А кончалась катарсисом:
Убийца сжал в руках винтовку.
Как он смел его убить!
Где же мне достать рублевку,
Чтоб Джона Кеннеди обмыть?
В Нью-Йорке над этим не шутят и пятьдесят лет спустя. Кеннеди не был ни лучшим (к ним причисляют Вашингтона, Линкольна и Франклина Рузвельта), ни любимым (им многие называют Теодора Рузвельта), ни единственным убитым президентом (тот же Линкольн, Гарфилд и Маккинли). Никто толком вам не скажет, что Кеннеди успел сделать хорошего, разве что напугал Хрущёва в Карибский кризис и запустил американскую космическую программу, завершившуюся высадкой на Луне. С тех пор, однако, ни на Кубе, ни на Луне ничего не изменилось. Кастро по-прежнему с нами, а Кеннеди уже полвека на Арлингтонском кладбище.

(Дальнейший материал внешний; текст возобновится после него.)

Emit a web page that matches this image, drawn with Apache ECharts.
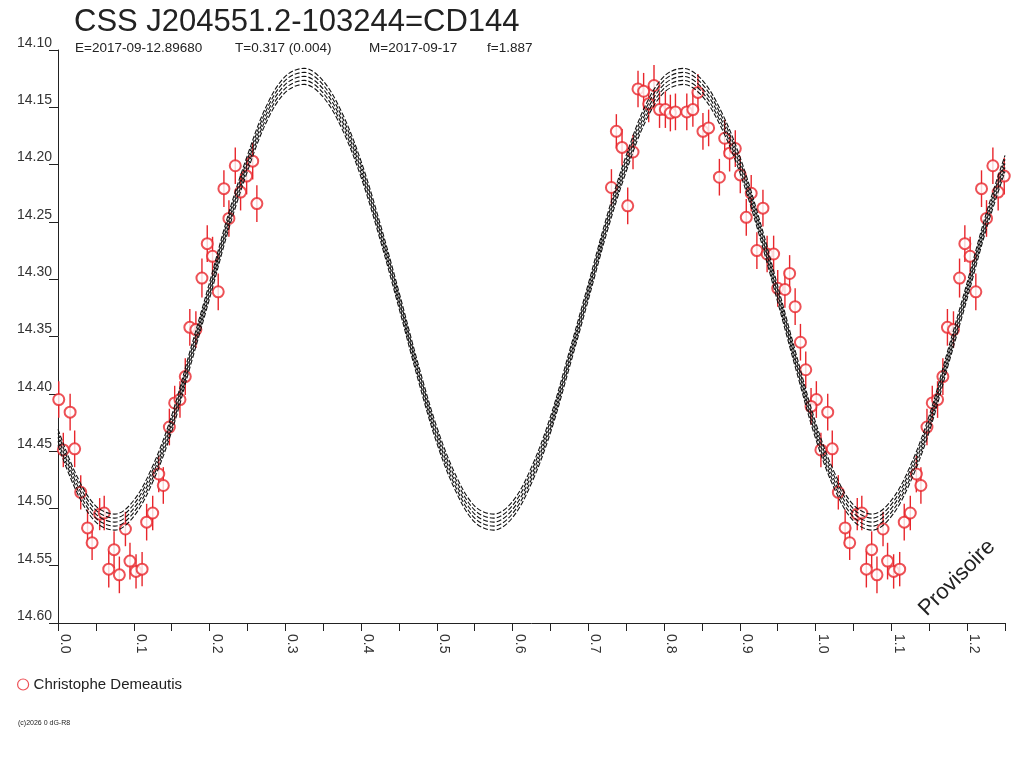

Не жизнь, а смерть Кеннеди окружила его фигуру таким мистическом ореолом, что это преступление, как убийство Юлия Цезаря, никому не дает покоя и всегда бередит раны. В Нью-Йорке я, например, не советую заводить об этом речь в гостях — забудут подать второе.
Нынешней осенью траурная годовщина пришлась особенно кстати, потому что наши измученные федеральными политиками горожане с ностальгией вспоминают ту легендарную эпоху, когда Белый дом называли Камелотом и президента (что, конечно, вранье) все любили.
Хорошо, что, кроме политики, есть погода. Она оттягивает на себя внимание и в ноябре, но только в Нью-Йорке. За его пределами предпоследний месяц календаря — ни то ни се. Дикий парад листопада, которым хвастается октябрь, уже закончился, истерический рождественский сезон начинается после Дня благодарения. А без желтого, красного и белого природа возвращается к первородному цвету — никакому. Чтобы полюбить ее такой, надо быть поэтом, как Роберт Фрост, художником, как Эндрю Уайетс, или жителем Нью-Йорка, который ценит ту часть природы, что принимает внутрь. Вот тут ноябрь — сплошной праздник, естественно — урожая.
Страшно вспомнить, каким я застал Нью-Йорк треть века назад. Хлеб в нем был квадратным, мороженое — в ведре, селедка — на Брайтоне, и только вымирающие евреи Ист-Сайда знали, что такое соленые огурцы, и торговали ими из пахучих бочек. Хуже, что в городе не было ни одного рынка, кроме финансового.